### EXERCISE TASK
Wherever the string "chart" shows up in a line, count that line. Give the total alone.

Plotting code records:
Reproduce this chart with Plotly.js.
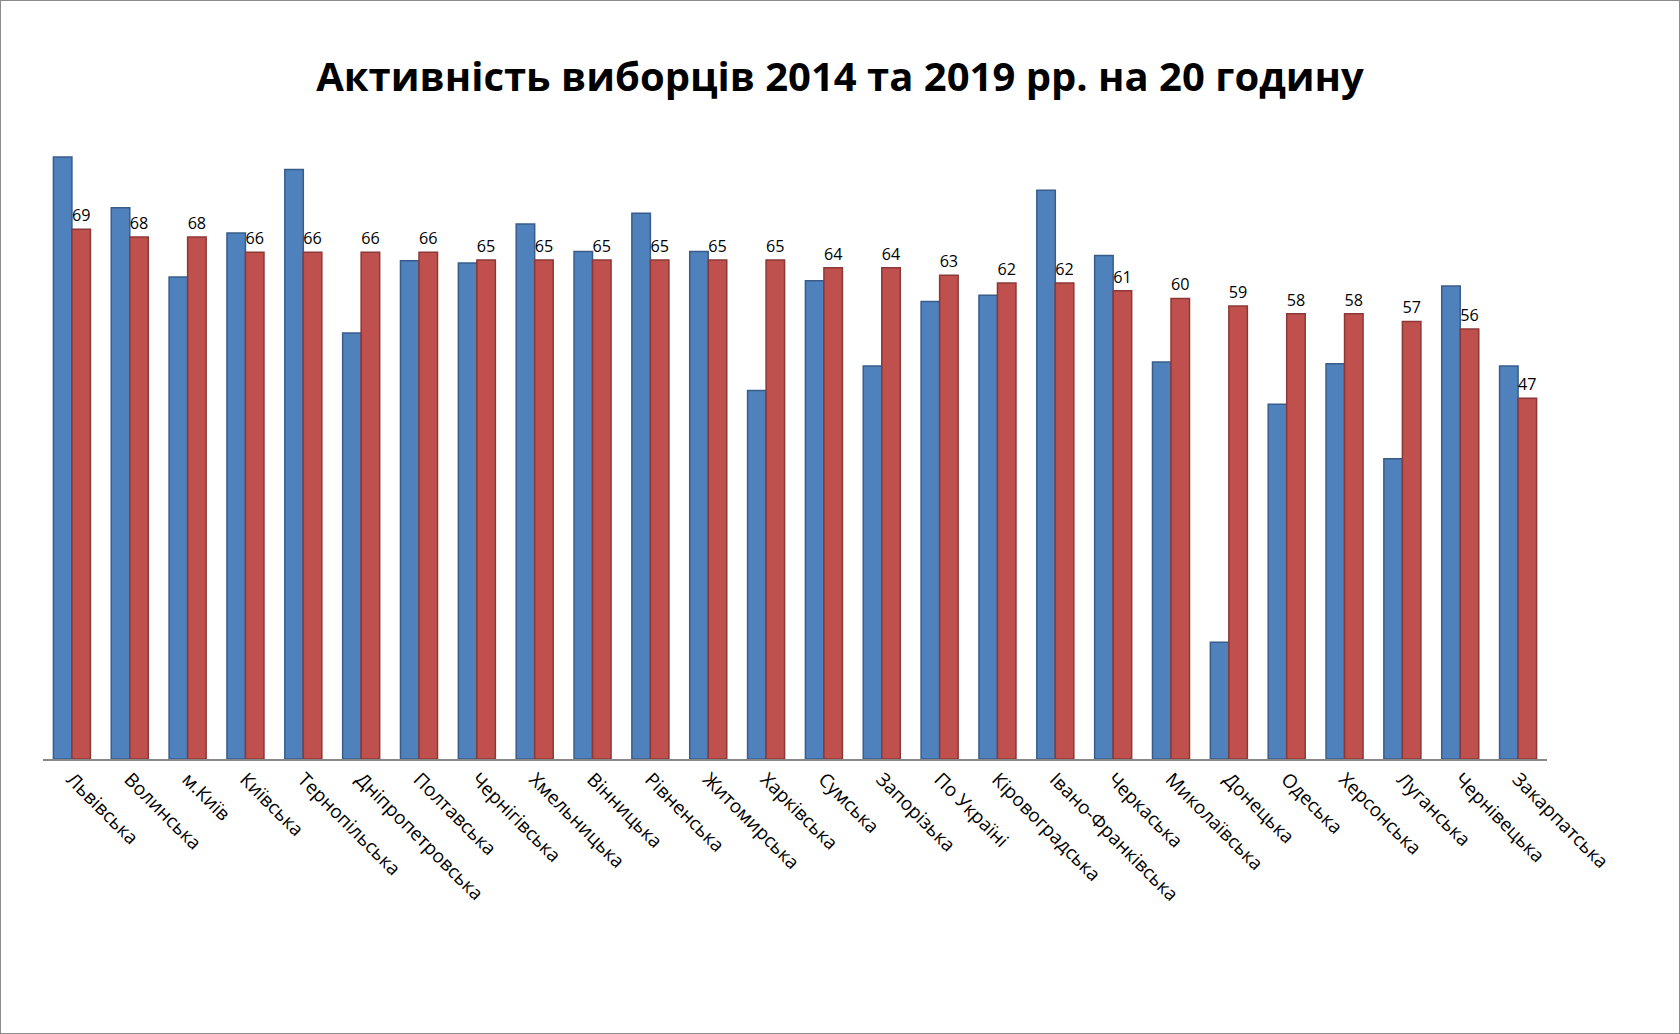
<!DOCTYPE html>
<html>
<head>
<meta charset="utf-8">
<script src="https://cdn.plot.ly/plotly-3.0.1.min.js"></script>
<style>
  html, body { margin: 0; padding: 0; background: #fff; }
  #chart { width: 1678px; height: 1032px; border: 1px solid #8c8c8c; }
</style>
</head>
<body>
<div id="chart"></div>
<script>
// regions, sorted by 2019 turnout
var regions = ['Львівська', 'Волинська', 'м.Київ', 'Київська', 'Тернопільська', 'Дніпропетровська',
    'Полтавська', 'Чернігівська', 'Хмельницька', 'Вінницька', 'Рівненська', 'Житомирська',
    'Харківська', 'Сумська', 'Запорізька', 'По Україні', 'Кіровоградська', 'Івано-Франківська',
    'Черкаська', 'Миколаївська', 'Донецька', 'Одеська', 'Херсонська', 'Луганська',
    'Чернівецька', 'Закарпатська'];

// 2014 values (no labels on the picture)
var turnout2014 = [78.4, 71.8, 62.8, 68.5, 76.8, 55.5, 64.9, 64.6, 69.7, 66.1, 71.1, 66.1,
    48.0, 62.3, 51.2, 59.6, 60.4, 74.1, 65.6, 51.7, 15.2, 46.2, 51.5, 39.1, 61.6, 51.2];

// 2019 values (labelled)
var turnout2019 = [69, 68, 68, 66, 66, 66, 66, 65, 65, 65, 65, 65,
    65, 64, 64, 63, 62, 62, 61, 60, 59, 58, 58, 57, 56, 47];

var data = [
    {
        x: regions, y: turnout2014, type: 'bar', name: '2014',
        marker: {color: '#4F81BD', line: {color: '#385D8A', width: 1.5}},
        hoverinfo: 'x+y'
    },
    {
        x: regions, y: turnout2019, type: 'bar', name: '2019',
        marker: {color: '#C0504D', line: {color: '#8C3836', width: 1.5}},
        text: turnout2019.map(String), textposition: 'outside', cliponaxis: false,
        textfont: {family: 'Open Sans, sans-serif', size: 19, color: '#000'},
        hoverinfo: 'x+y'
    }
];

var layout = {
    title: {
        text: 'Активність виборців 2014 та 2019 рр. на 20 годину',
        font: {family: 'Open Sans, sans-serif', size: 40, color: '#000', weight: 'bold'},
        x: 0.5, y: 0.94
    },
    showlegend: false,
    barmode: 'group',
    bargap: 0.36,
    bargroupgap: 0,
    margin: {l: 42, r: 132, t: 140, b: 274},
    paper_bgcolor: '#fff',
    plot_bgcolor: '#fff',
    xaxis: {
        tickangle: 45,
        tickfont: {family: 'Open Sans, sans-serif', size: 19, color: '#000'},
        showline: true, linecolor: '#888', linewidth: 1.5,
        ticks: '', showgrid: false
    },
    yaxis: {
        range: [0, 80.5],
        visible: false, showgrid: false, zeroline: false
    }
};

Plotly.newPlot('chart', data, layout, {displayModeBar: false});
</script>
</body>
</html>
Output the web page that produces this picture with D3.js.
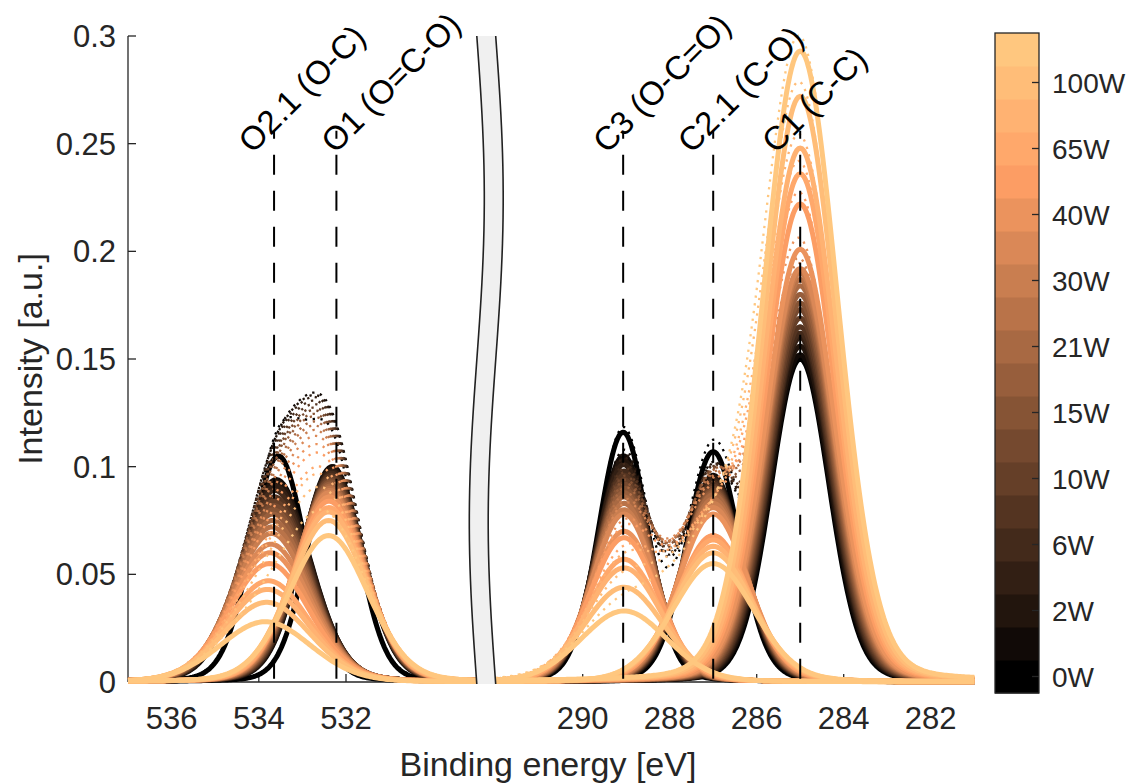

### WRITTEN RESPONSE
4